Ontological Warfare and Ontological Security

Ontological warfare is not only an informational kind of warfare, in essence it is a psychological kind of warfare that uses ‘information’. This information can be embedded in a narrative, and it is tailor made for its receivers. This could influence the information ecology of the receivers in a negative way. However, the main target is your psyche. Naturally, warfare in general is also dangerous for your state of being, but it does not target the psyche directly, it is a by-product. Ontological warfare differs in its intentionality.

Ontological warfare is the area of operations of intelligence agencies. Intelligence is one of the major governmental instruments applied in countering informational attacks against national security. The foundation of such organisation’s rests on the psychological concepts of in-group and out-group thinking.  The intelligence services weaponise information about the way of ‘being’ of the out-group (them), in order to protect and push forward the interests of the in-group (us). Due to the extendedness as described by the 4E’s, the in-group is involved in meaning-making and sense-making and so both the individual cognitive processes as group processes need protection.

Balance between institutional and non-institutional security providers

One of the state’s main responsibilities are issues related to protecting, conserving      and securing peace within the social fabric of society. Peace is based on two types of justice, commutative and distributive, of which only the first is relevant for this article. Commutative justice is about forbidding threats of violence, which are generally legitimised by the constitution. A ‘modern’ understanding of the state often assumes that the state provides ontological security, that is, it acts as a shared ontological structure for citizens’ security. The modern state, but not necessarily all the contemporary states of the present moment, is thus understood to be an ontological security-providing institution for its citizens.

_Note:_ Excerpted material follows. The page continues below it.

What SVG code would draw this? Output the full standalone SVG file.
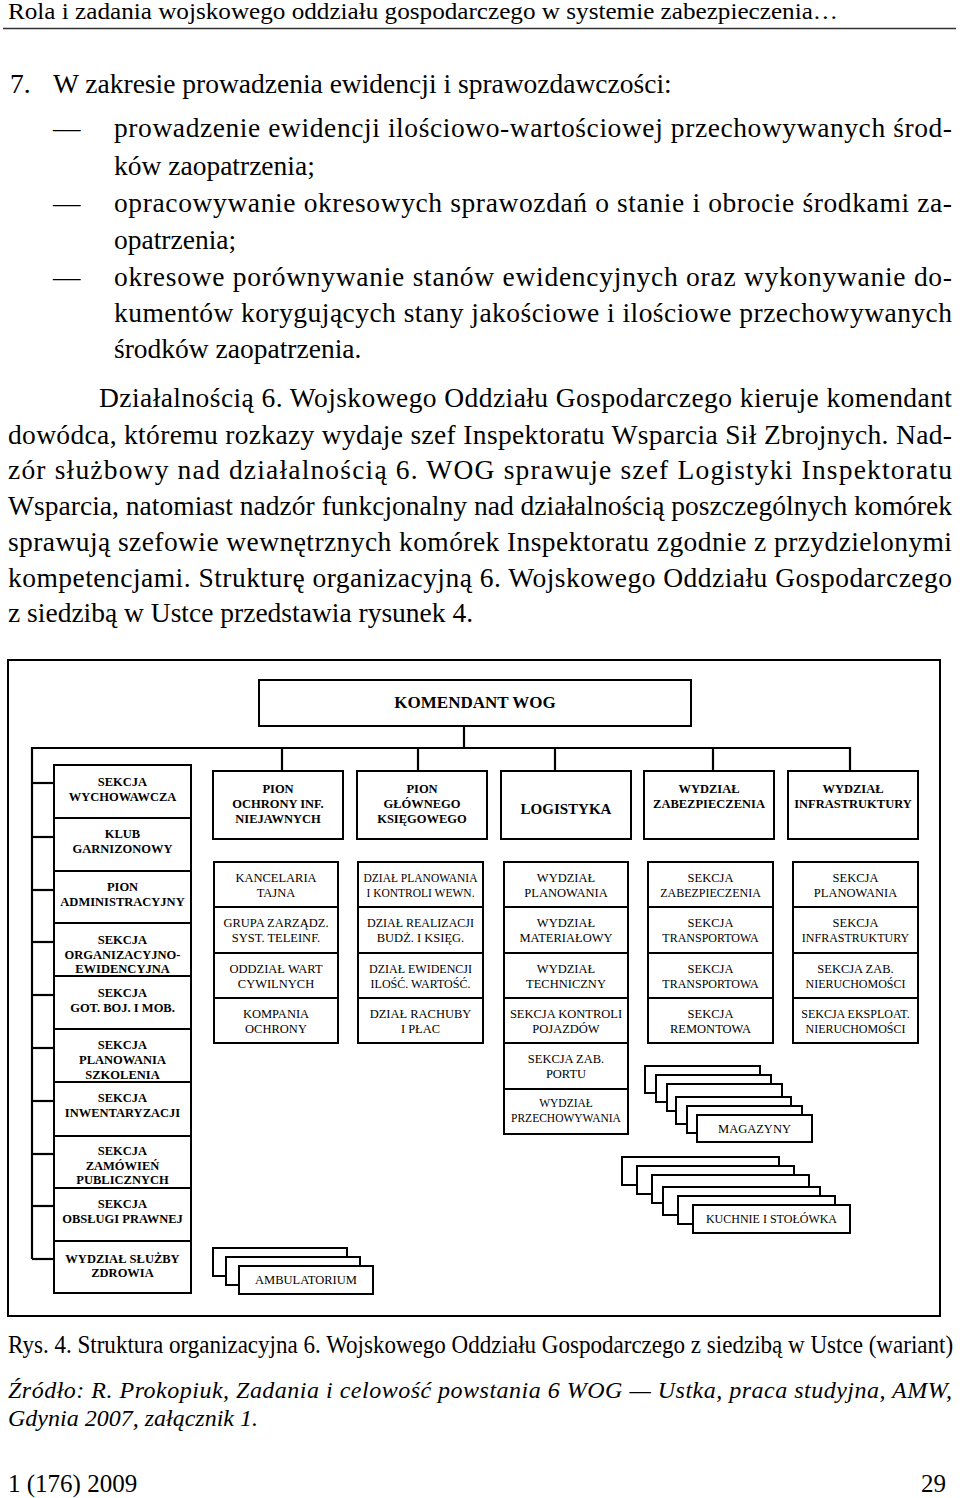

In any given society human beings can derive ontological security from two types of sources: institutionalised and non-institutionalised. Institutionalised sources of ontological security involve the provision and management of an ontological framework that makes sense of the self in the context of the larger existential questions that an (individual) may face during periods of stability. Non-institutionalised ontological security providers involve everyday situations, environments, and interactions to the extent that everyday practices are stable and familiar, and (individual) persons will feel ontologically secure in them, for example friends, family, and local communities.
Both institutionalised and non-institutionalised security providers play an important role in ontological security. This is an important divide, due to maintaining a balanced public and private sphere. The state has the exclusive responsibility to define rules and restrictions regarding the freedoms of civilians and organisation, if need be, with the use of proportional force. At the same time, granting the state too much power can also be dangerous. That is why a balance between institutional and non-institutional security providers is required. If non-institutionalised security providers were the only ones responsible, the state would either be weak or at odds with the non-institutionalised security providers. And if the institutionalised security providers were the only ones, the government would become totalitarian, or in the best case scenario it would be perceived as totalitarian. This in turn could lead back to the starting point of this article, with an increase in political violence and acceptance of violence against the state.